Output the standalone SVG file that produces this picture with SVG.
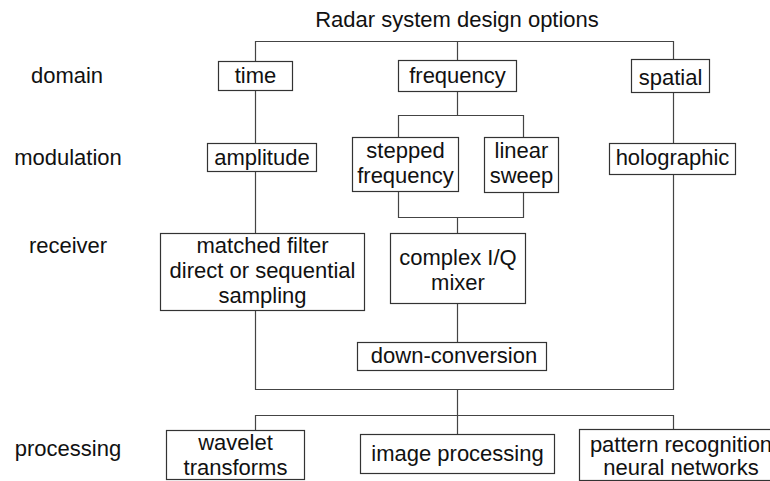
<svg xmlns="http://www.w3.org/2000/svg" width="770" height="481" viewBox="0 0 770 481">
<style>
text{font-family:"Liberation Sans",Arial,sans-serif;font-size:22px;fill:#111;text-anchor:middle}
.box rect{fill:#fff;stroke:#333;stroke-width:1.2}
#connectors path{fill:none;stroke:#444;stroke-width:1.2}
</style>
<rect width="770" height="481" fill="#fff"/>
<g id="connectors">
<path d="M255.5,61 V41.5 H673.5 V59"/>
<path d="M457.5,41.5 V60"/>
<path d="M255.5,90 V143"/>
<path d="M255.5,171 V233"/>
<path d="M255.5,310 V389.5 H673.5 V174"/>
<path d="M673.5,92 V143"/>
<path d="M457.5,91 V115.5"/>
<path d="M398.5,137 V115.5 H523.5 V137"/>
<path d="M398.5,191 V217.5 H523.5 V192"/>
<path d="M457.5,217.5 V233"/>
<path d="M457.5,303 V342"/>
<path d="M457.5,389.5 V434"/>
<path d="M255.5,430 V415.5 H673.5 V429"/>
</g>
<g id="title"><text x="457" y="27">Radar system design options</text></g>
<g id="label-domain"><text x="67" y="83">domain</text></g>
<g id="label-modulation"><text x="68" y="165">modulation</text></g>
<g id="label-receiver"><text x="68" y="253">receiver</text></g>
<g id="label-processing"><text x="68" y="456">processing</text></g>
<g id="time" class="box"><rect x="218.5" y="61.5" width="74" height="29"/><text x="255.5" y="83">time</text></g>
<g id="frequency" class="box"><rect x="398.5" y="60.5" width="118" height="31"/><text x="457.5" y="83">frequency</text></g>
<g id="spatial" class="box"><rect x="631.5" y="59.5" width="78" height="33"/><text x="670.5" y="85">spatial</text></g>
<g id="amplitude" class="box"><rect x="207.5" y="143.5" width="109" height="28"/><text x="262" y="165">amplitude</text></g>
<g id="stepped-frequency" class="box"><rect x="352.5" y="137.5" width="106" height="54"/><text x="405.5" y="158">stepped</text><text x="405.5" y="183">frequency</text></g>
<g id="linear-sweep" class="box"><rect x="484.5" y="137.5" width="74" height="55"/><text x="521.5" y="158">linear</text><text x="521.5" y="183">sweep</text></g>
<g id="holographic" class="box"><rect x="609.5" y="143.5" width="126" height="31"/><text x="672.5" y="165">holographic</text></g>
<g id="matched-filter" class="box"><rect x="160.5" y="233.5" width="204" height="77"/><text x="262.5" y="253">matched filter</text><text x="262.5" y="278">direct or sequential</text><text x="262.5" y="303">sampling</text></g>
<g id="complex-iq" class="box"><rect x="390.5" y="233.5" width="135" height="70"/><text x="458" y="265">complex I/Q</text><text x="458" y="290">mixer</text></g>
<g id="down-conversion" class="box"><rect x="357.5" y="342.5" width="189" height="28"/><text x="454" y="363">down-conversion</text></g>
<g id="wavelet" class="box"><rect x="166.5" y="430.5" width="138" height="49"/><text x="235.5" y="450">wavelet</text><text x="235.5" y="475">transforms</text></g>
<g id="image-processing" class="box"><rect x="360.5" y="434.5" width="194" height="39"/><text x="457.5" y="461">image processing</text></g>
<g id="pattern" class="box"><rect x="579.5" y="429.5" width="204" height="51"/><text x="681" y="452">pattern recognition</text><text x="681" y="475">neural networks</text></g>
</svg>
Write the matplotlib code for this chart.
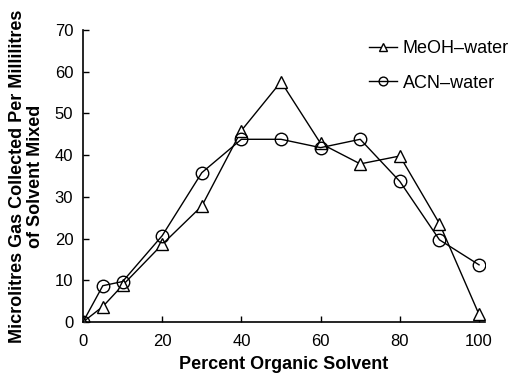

◆ **AIM OF THE TASK**
Select and copy every line from the records that includes the word "this".

◆ **RESULT**
Output the standalone SVG file that produces this picture with SVG.
Write the matplotlib code for this chart.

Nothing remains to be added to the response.